Imagina un bot que utiliza aprendizaje automático. Este programa aprendería de conversaciones con personas en las redes sociales. Mejoraría constantemente al hablar con humanos reales. 

Ahora imagine que este programa comenzó a conversar con alguien y lo convenció de compartir un artículo que desdeñaba el calentamiento global. Esa conversación por sí sola generaría muchos datos. Luego, el robot analizaría los datos para determinar qué tácticas funcionaron y cuáles no. Y este análisis informaría el comportamiento futuro del robot. 

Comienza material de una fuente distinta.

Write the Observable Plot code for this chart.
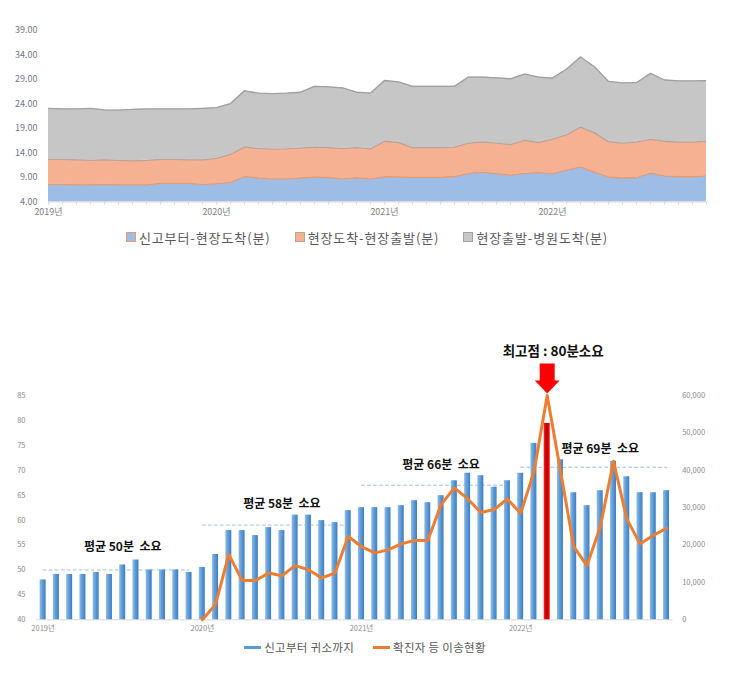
<!DOCTYPE html>
<html><head><meta charset="utf-8">
<script src="https://cdn.jsdelivr.net/npm/d3@7"></script>
<script src="https://cdn.jsdelivr.net/npm/@observablehq/plot@0.6"></script>
<style>
body{margin:0;background:#fff;font-family:"Noto Sans CJK KR","Noto Sans",sans-serif;}
#wrap{position:relative;width:730px;height:674px;overflow:hidden;}
#topC{position:absolute;left:0;top:0;}
#bottomC{position:absolute;left:0;top:330px;}
#bottomC svg text{white-space:pre;}
.legend{position:absolute;left:0;width:730px;display:flex;justify-content:center;align-items:center;color:#595959;white-space:nowrap;}
#legend1{top:228px;height:18px;font-size:13px;gap:24px;letter-spacing:0.9px;padding-left:2px;}
#legend2{top:638px;height:18px;font-size:11.5px;gap:19px;letter-spacing:0.3px;}
.sw{display:inline-block;width:8px;height:8px;margin-right:3px;vertical-align:middle;}
.ln{display:inline-block;width:17px;height:3px;margin-right:3px;vertical-align:middle;}
.item{display:flex;align-items:center;}
</style></head>
<body><div id="wrap"><div id="topC"></div><div id="legend1" class="legend"></div><div id="bottomC"></div><div id="legend2" class="legend"></div></div>
<script>
// ---------- categories ----------
const years = [2019, 2020, 2021, 2022];
const months = years.flatMap(y => d3.range(1, 13).map(m => `${y}-${String(m).padStart(2, "0")}`));

// ---------- top chart: stacked minutes ----------
const seriesNames = ["신고부터-현장도착(분)", "현장도착-현장출발(분)", "현장출발-병원도착(분)"];
const callToScene = [
  7.6, 7.6, 7.5, 7.5, 7.6, 7.5, 7.5, 7.5, 7.8, 7.8, 7.8, 7.6,
  7.75, 8.0, 9.2, 8.9, 8.7, 8.7, 8.9, 9.1, 9.0, 8.7, 8.95, 8.7,
  9.15, 9.1, 9.05, 9.05, 9.05, 9.2, 9.85, 10.1, 9.8, 9.5, 9.85, 10.0,
  9.8, 10.5, 11.15, 10.1, 9.1, 8.9, 9.0, 9.9, 9.35, 9.15, 9.15, 9.35
];
const sceneToDepart = [
  5.1, 5.1, 5.1, 5.0, 5.0, 5.0, 4.9, 5.0, 4.9, 4.9, 4.8, 5.0,
  5.15, 5.7, 6.05, 6.0, 6.1, 6.15, 6.1, 6.1, 6.1, 6.2, 6.15, 6.15,
  7.25, 7.0, 6.05, 6.05, 6.05, 6.0, 6.15, 6.1, 6.2, 6.2, 6.75, 6.1,
  7.05, 7.2, 8.15, 8.0, 7.2, 7.1, 7.2, 6.9, 7.05, 7.05, 7.05, 7.1
];
const departToHospital = [
  10.4, 10.3, 10.4, 10.6, 10.2, 10.25, 10.5, 10.5, 10.3, 10.3, 10.4, 10.5,
  10.35, 10.4, 11.45, 11.3, 11.3, 11.35, 11.4, 12.4, 12.4, 12.4, 11.3, 11.35,
  12.4, 12.4, 12.5, 12.5, 12.5, 12.4, 13.5, 13.3, 13.35, 13.45, 13.5, 13.4,
  12.45, 13.4, 14.3, 13.5, 12.3, 12.3, 12.15, 13.45, 12.5, 12.5, 12.5, 12.3
];
const topTicks = [4, 9, 14, 19, 24, 29, 34, 39];
const fillColors = ["#9dbde6", "#f5b192", "#c6c6c6"];
const lineColors = ["#eb9a6c", "#b7a59c", "#a0a0a0"];

// ---------- bottom chart ----------
const barLabel = "신고부터 귀소까지";
const lineLabel = "확진자 등 이송현황";
const returnMinutes = [
  48.0, 49.1, 49.1, 49.1, 49.5, 49.1, 51.0, 52.0, 50.0, 50.0, 50.0, 49.5,
  50.5, 53.1, 57.9, 57.9, 56.9, 58.5, 57.9, 61.0, 61.0, 59.9, 59.5, 61.9,
  62.5, 62.5, 62.5, 62.9, 63.9, 63.5, 64.9, 67.9, 69.4, 68.9, 66.6, 67.9,
  69.4, 75.4, 79.4, 72.1, 65.5, 62.9, 65.9, 71.8, 68.7, 65.5, 65.5, 65.9
];
const transfers = [
  null, null, null, null, null, null, null, null, null, null, null, null,
  0, 4100, 17500, 10500, 10500, 12500, 11800, 14500, 13400, 11200, 12500, 22300,
  19600, 17900, 18700, 20300, 21200, 21200, 30800, 35300, 32400, 28700, 29500, 32300,
  28500, 39500, 60000, 39900, 19600, 14500, 24800, 42400, 27000, 20300, 22600, 24500
];
const leftTicks = [40, 45, 50, 55, 60, 65, 70, 75, 80, 85];
const rightTicks = [0, 10000, 20000, 30000, 40000, 50000, 60000];
const avgLineValues = [50, 59, 67, 70.6];
const avgLabels = ["평균 50분  소요", "평균 58분  소요", "평균 66분  소요", "평균 69분  소요"];
const avgLabelMonths = ["2019-07", "2020-07", "2021-07", "2022-07"];
const avgLabelY = [54.6, 63.3, 71.0, 74.2];
const peakMonth = "2022-03";
const peakLabel = "최고점 : 80분소요";
const peakLabelY = 93.8;
const arrowTipY = 85.4;

const FONT = '"Noto Sans CJK KR","Noto Sans",sans-serif';

// ---------- top chart ----------
const long = [callToScene, sceneToDepart, departToHospital].flatMap((arr, k) =>
  arr.map((v, i) => ({i, series: seriesNames[k], value: v, fillC: fillColors[k], lineC: lineColors[k]})));

const topChart = Plot.plot({
  width: 730, height: 226,
  marginLeft: 48, marginRight: 24, marginTop: 30, marginBottom: 24.5,
  style: {fontFamily: FONT, fontSize: "9px", background: "transparent", overflow: "visible"},
  x: {domain: [0, 47], axis: null},
  y: {domain: [4, 39], axis: null},
  color: {type: "identity"},
  marks: [
    Plot.areaY(long, {x: "i", y: "value", z: "series", order: seriesNames, fill: "fillC", clip: true}),
    Plot.lineY(long, Plot.stackY2({x: "i", y: "value", z: "series", order: seriesNames, stroke: "lineC", strokeWidth: 1.3, clip: true})),
    Plot.ruleY([4], {stroke: "#d9d9d9"}),
    Plot.axisX(d3.range(48), {tickSize: 3, tickFormat: () => "", stroke: "#d9d9d9", label: null}),
    Plot.axisX([0, 12, 24, 36], {tickSize: 0, tickPadding: 7, tickFormat: i => `${years[i / 12]}년`, fill: "#7f7f7f", fontSize: 9, label: null}),
    Plot.axisY(topTicks, {tickSize: 0, tickPadding: 11, tickFormat: d => d.toFixed(2), fill: "#6f7a8a", fontSize: 9, label: null})
  ]
});
document.getElementById("topC").append(topChart);

// legend 1
const l1 = document.getElementById("legend1");
seriesNames.forEach((s, k) => {
  const it = document.createElement("span"); it.className = "item";
  it.innerHTML = `<span class="sw" style="background:${fillColors[k]};border:1px solid ${lineColors[k]}"></span>${s}`;
  l1.append(it);
});

// ---------- bottom chart ----------
const bottomData = months.map((m, i) => ({month: m, minutes: returnMinutes[i], cases: transfers[i]}));
const toLeft = v => 40 + v * 45 / 60000;
const avgSegs = years.flatMap((y, k) => [`${y}-01`, `${y}-12`].map(m => ({year: y, month: m, value: avgLineValues[k]})));

const blockArrow = {
  draw(ctx, l) {
    const hw = 12.5, sw = 7.5, hh = 13;
    ctx.moveTo(0, -l);
    ctx.lineTo(hw, -l + hh);
    ctx.lineTo(sw, -l + hh);
    ctx.lineTo(sw, 0);
    ctx.lineTo(-sw, 0);
    ctx.lineTo(-sw, -l + hh);
    ctx.lineTo(-hw, -l + hh);
    ctx.closePath();
  }
};

const bottomChart = Plot.plot({
  width: 730, height: 310,
  marginTop: 65, marginBottom: 20.7, marginLeft: 36, marginRight: 57.3,
  style: {fontFamily: FONT, fontSize: "8px", background: "transparent", overflow: "visible"},
  x: {type: "band", domain: months, paddingInner: 0.55, paddingOuter: 0.275, round: false, axis: null},
  y: {domain: [40, 85], axis: null},
  color: {type: "identity"},
  marks: [
    Plot.ruleY([40], {stroke: "#d9d9d9"}),
    Plot.lineY(avgSegs, {x: "month", y: "value", z: "year", stroke: "#9dc3e6", strokeDasharray: "3,3", strokeWidth: 1}),
    Plot.barY(bottomData, {x: "month", y1: 40, y2: "minutes", fill: d => d.month === peakMonth ? "url(#gRed)" : "url(#gBlue)"}),
    Plot.lineY(bottomData.filter(d => d.cases != null), {x: "month", y: d => toLeft(d.cases), stroke: "#ed7d31", strokeWidth: 3, strokeLinejoin: "round", strokeLinecap: "round"}),
    Plot.text(avgLabels, {x: (d, k) => avgLabelMonths[k], y: (d, k) => avgLabelY[k], text: d => d, fontWeight: "bold", fontSize: 12, fill: "#111"}),
    Plot.text([peakLabel], {x: () => peakMonth, y: peakLabelY, dx: 6, text: d => d, fontWeight: "bold", fontSize: 13.5, fill: "#111"}),
    Plot.vector([peakMonth], {x: d => d, y: arrowTipY, length: 30, rotate: 180, anchor: "end", shape: blockArrow, fill: "#ff0000", stroke: "none"}),
    Plot.axisX(years.map(y => `${y}-01`), {tickSize: 0, tickPadding: 6, tickFormat: m => `${m.slice(0, 4)}년`, fill: "#8c8c8c", fontSize: 7.5, label: null}),
    Plot.axisY(leftTicks, {anchor: "left", tickSize: 0, tickPadding: 11, fill: "#8c8c8c", fontSize: 7.5, label: null}),
    Plot.axisY(rightTicks.map(toLeft), {anchor: "right", tickSize: 0, tickPadding: 9, fill: "#8c8c8c", fontSize: 7.5, label: null,
      tickFormat: v => d3.format(",")(Math.round((v - 40) * 60000 / 45))})
  ]
});
const defs = d3.select(bottomChart).insert("defs", ":first-child");
const gb = defs.append("linearGradient").attr("id", "gBlue").attr("x1", 0).attr("x2", 1).attr("y1", 0).attr("y2", 0);
gb.append("stop").attr("offset", "0%").attr("stop-color", "#8fbbe8");
gb.append("stop").attr("offset", "50%").attr("stop-color", "#5b9bd5");
gb.append("stop").attr("offset", "100%").attr("stop-color", "#3e7cc2");
const gr = defs.append("linearGradient").attr("id", "gRed").attr("x1", 0).attr("x2", 1).attr("y1", 0).attr("y2", 0);
gr.append("stop").attr("offset", "0%").attr("stop-color", "#ff2020");
gr.append("stop").attr("offset", "50%").attr("stop-color", "#b80000");
gr.append("stop").attr("offset", "100%").attr("stop-color", "#ff0000");
document.getElementById("bottomC").append(bottomChart);

// legend 2
const l2 = document.getElementById("legend2");
[[barLabel, "#5b9bd5"], [lineLabel, "#ed7d31"]].forEach(([s, c]) => {
  const it = document.createElement("span"); it.className = "item";
  it.innerHTML = `<span class="ln" style="background:${c}"></span>${s}`;
  l2.append(it);
});
</script>
</body></html>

Bastante pesadilla, ¿verdad? Claro, pero esta no es una calle de sentido único. El aprendizaje automático también se puede implementar para combatir la desinformación digital. Tómelo de los investigadores del Observatorio de Redes Sociales de la Universidad de Indiana que construyeron el «Botómetro».

El Botómetro utiliza aprendizaje automático para clasificar las cuentas de Twitter como humanas o bot. Para ello, analiza más de mil características de una cuenta determinada. El software analiza a sus amigos, patrón de actividad, idioma y tono de publicaciones. Al final de este análisis, el Botómetro proporciona una «puntuación del bot» general. Les dice a los usuarios si están interactuando con un humano o un robot, destacando inmediatamente una de las fuentes más comunes de desinformación. 

Pero los algoritmos de aprendizaje automático como el Botómetro probablemente no sean suficientes por sí solos. La mayoría de los expertos predicen el surgimiento de modelos regulatorios híbridos –o “cyborg”. Por ejemplo, los humanos podrían verificar historias y se podrían emplear sistemas automatizados para identificar rápidamente a los robots que difunden noticias falsas. 

Algunas tareas, al parecer, son demasiado importantes para confiarlas a nuestros señores robots.